ITmedia 今後ハイエンド市場にフォーカスしていくというお話でしたが、大企業ではUTMに対する要件が中堅企業とは異なってくるのではないでしょうか。

岡本 金融機関など一部の企業を除いては、大規模な企業でもセキュリティ対策が不十分なところはまだ多いと思います。そうした企業はUTMの複合機能を必要としている。まずファイアウォールやアンチウイルスとして安価に導入し、さらにVPNやアンチスパムという具合に使う機能を増やしていくケースもあります。運用とコストは大企業でも大きなテーマですから。

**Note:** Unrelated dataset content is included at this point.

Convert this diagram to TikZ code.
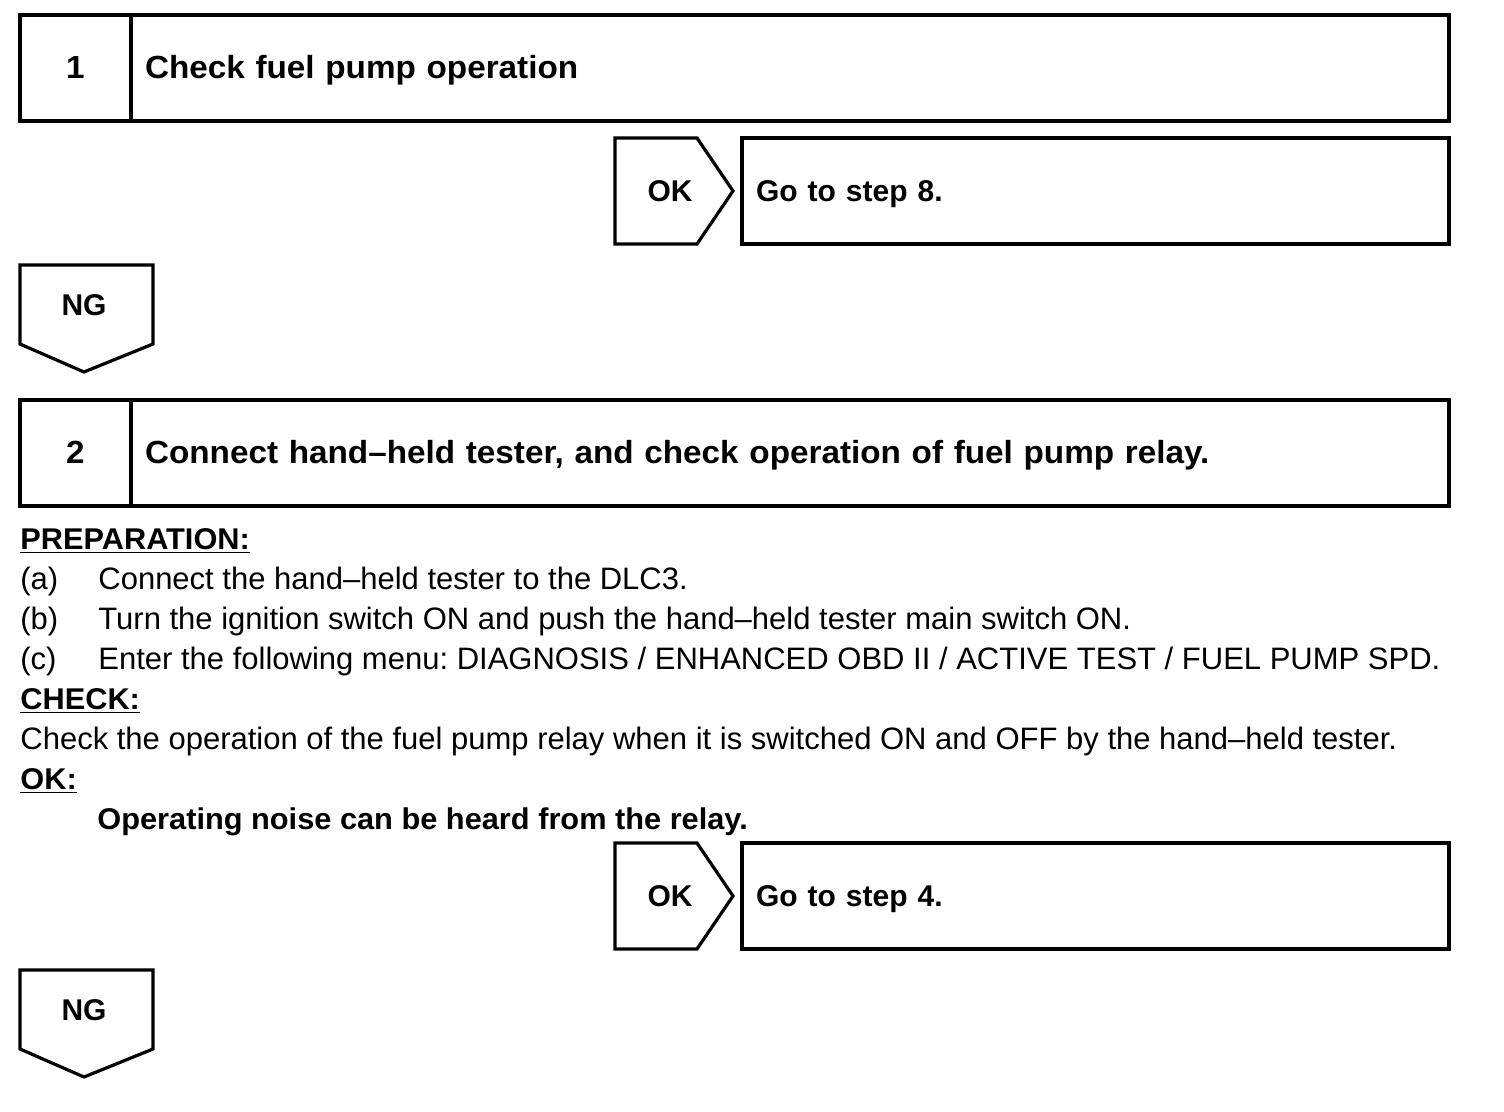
\documentclass[tikz,border=0pt]{standalone}
\usepackage{fontspec}
\setmainfont{Liberation Sans}
\newfontfamily\headfont[FakeStretch=1.04]{Liberation Sans}
\newfontfamily\tagfont{Liberation Sans}
\newfontfamily\bodyfont[FakeStretch=1.0]{Liberation Sans}
\newfontfamily\notefont[FakeStretch=1.025]{Liberation Sans}
\frenchspacing
\usetikzlibrary{positioning}
\tikzset{
  frame/.style={draw=black, line width=1.6pt},
  head/.style={font=\headfont\bfseries\fontsize{16}{19}\selectfont, text height=11pt, text depth=0pt},
  tag/.style={font=\tagfont\bfseries\fontsize{15}{18}\selectfont, text height=10.3pt, text depth=0pt},
  numcell/.style={frame, head, minimum width=55.5pt, minimum height=53pt, inner sep=0pt, outer sep=0pt},
  titlecell/.style={frame, head, text width=645pt, align=left, minimum height=53pt, inner xsep=7pt, inner ysep=0pt, outer sep=0pt},
  gocell/.style={frame, tag, text width=339.5pt, align=left, minimum height=53pt, inner xsep=7pt, inner ysep=0pt, outer sep=0pt},
  body/.style={font=\bodyfont\fontsize{15.5}{18}\selectfont, inner sep=0pt, anchor=base west},
  bodybold/.style={body, font=\notefont\bfseries\fontsize{15}{18}\selectfont},
}
\newcommand{\stepbox}[4]{%
  \node[numcell, anchor=north west] (#1-num) at (20,#2) {#3};%
  \node[titlecell, right=0pt of #1-num] (#1-title) {#4};%
}
\newcommand{\okbranch}[3]{%
  \draw[frame] (615,#2) -- (697,#2) -- (733,#2+53) -- (697,#2+106) -- (615,#2+106) -- cycle;%
  \node[tag, inner sep=0pt] (#1-ok) at (670,#2+53) {OK};%
  \node[gocell, anchor=north west] (#1-go) at (742,#2) {#3};%
}
\newcommand{\ngbranch}[2]{%
  \draw[frame] (20,#2) -- (153,#2) -- (153,#2+79) -- (84,#2+107) -- (20,#2+79) -- cycle;%
  \node[tag, inner sep=0pt] (#1-ng) at (84,#2+40) {NG};%
}

\begin{document}
\begin{tikzpicture}[x=0.5pt, y=-0.5pt]
  \useasboundingbox (0,0) rectangle (1504,1112);

  % --- step 1 ------------------------------------------------------------
  \stepbox{step1}{15}{1}{Check fuel pump operation}
  \okbranch{res1}{138}{Go to step 8.}
  \ngbranch{res1}{265}

  % --- step 2 ------------------------------------------------------------
  \stepbox{step2}{400}{2}{Connect hand–held tester, and check operation of fuel pump relay.}

  \node[bodybold] (prep) at (20,549) {\underline{PREPARATION:}};
  \node[body] (prep-a-lbl) at (20,589) {(a)};
  \node[body] (prep-a) at (98,589) {Connect the hand–held tester to the DLC3.};
  \node[body] (prep-b-lbl) at (20,629) {(b)};
  \node[body] (prep-b) at (98,629) {Turn the ignition switch ON and push the hand–held tester main switch ON.};
  \node[body] (prep-c-lbl) at (20,669) {(c)};
  \node[body] (prep-c) at (98,669) {Enter the following menu: DIAGNOSIS / ENHANCED OBD II / ACTIVE TEST / FUEL PUMP SPD.};

  \node[bodybold] (check) at (20,709) {\underline{CHECK:}};
  \node[body] (check-txt) at (20,749) {Check the operation of the fuel pump relay when it is switched ON and OFF by the hand–held tester.};
  \node[bodybold] (okspec) at (20,789) {\underline{OK:}};
  \node[bodybold] (okspec-txt) at (97,829) {Operating noise can be heard from the relay.};

  \okbranch{res2}{843}{Go to step 4.}
  \ngbranch{res2}{970}

\end{tikzpicture}
\end{document}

 また、製品もさることながら、誰がソリューションを提供するかも大事です。大手企業は取引先のITベンダーが決まっていることが多く、いくら製品が良くてもそこがソリューションとして売ってくれないと意味がない。大企業のチャンネルを持つところにフォーティネット製品を扱ってもらえるよう環境作りをしていくことが、われわれのミッションです。つまり、大企業やキャリア、ISPのマーケットに強いSIerとアライアンスを組む活動を強化していきたいと考えています。

 大企業やキャリアでも、データセンターはハイエンド、支店ではローエンドの製品を必要としています。1つのアーキテクチャー(FortiOS)でローエンドからハイエンドまでカバーでき、技術スキルが蓄えやすいフォーティネット製品の良さを伝えていきます。

 それから、保守サービスの成約率が導入企業の75%と、非常に高いのが特徴です。フォーティネットの売り上げの45%以上はサービス収入によるもので、2007年は50%を超えるでしょう。最初はUTMをファイアウォールとして導入して、サービスの中で後からWebフィルタリング、アンチウイルスというように機能を段階的に追加していける。SIerにとって、売れば売るほど収入がストックされていくサービスビジネスを立ち上げるには、われわれのUTMはいいツールとなります。

NGNへの対応も視野に

岡本 92年当時は端末のインストールベースで一番のプロトコルはSNAでしたが、TCPがそれを置き換え、今は音声を取り込もうとしている。NGNでボイスアプリケーションの利用が進むと、SIP(Session Initiation Protocol)ベースのセキュリティ対策が必要になってきます。現在、IP電話など音声の市場をわれわれの市場として取り込むよう努力しているところです。市場が広がればわれわれの技術も広がるわけです。

ITmedia 今後のパートナー施策、教育についてのプランはありますか。

岡本 販売体制として、認定資格を持った販売代理店8社の下に「リセラー」がありますが、リセラーを対象としたトレーニングを進めています。とにかくフォーティネットの資格を持った技術者を増やすことが先決なので、リセラーとの関係を強化していくことを考えています。

 具体的には、現在は代理店を通してリセラーを支援していますが、トレーニングやサポートの面で直接支援が可能なリセラープログラムを検討しているところです。大企業のミッションクリティカルなネットワークではサポートが大切ですが、代理店を介していては対応が遅くなりがちです。そこで、直接リセラーを支援するメカニズムが必要だと思ったのです。そのためのスタッフ増員なども考慮しています。

ITmedia フォーティネットジャパンのトップとして、どこに醍醐味を感じますか?

岡本 やはり「UTM=フォーティネット」のイメージは強く、われわれが国内でUTMの市場を広めたという自負があります。顧客からUTMのことを直接聞かれたりするとうれしいですね。

 加えて、有数のキャリアが参加するNGNには大変期待しています。NGN向けには、専門にハイエンド製品の開発やマーケット開発を行う部門を立ち上げており、FortiOSのキャリア対応版を搭載する製品をリリース予定です。通信事業者が特に必要とする音声関係のセキュリティ機能を搭載しました。

ITmedia 近年のセキュリティを狙う攻撃は隠密化、金銭目当てになるなど、以前よりも巧妙になっています。こうした脅威の変化にどのように対応していきますか。

岡本 先ほど話したように、まず対応のスピードアップです。そして、脅威は100%防げるわけではなく、被害に遭ったときの影響をいかに抑えるかが大切です。この点では、ウイルスに感染していたり脆弱性のある端末を自動的に検知してVLANに隔離する検疫機能とスイッチング機能を装備した、内部利用を前提としたUTMのリリースを予定しています。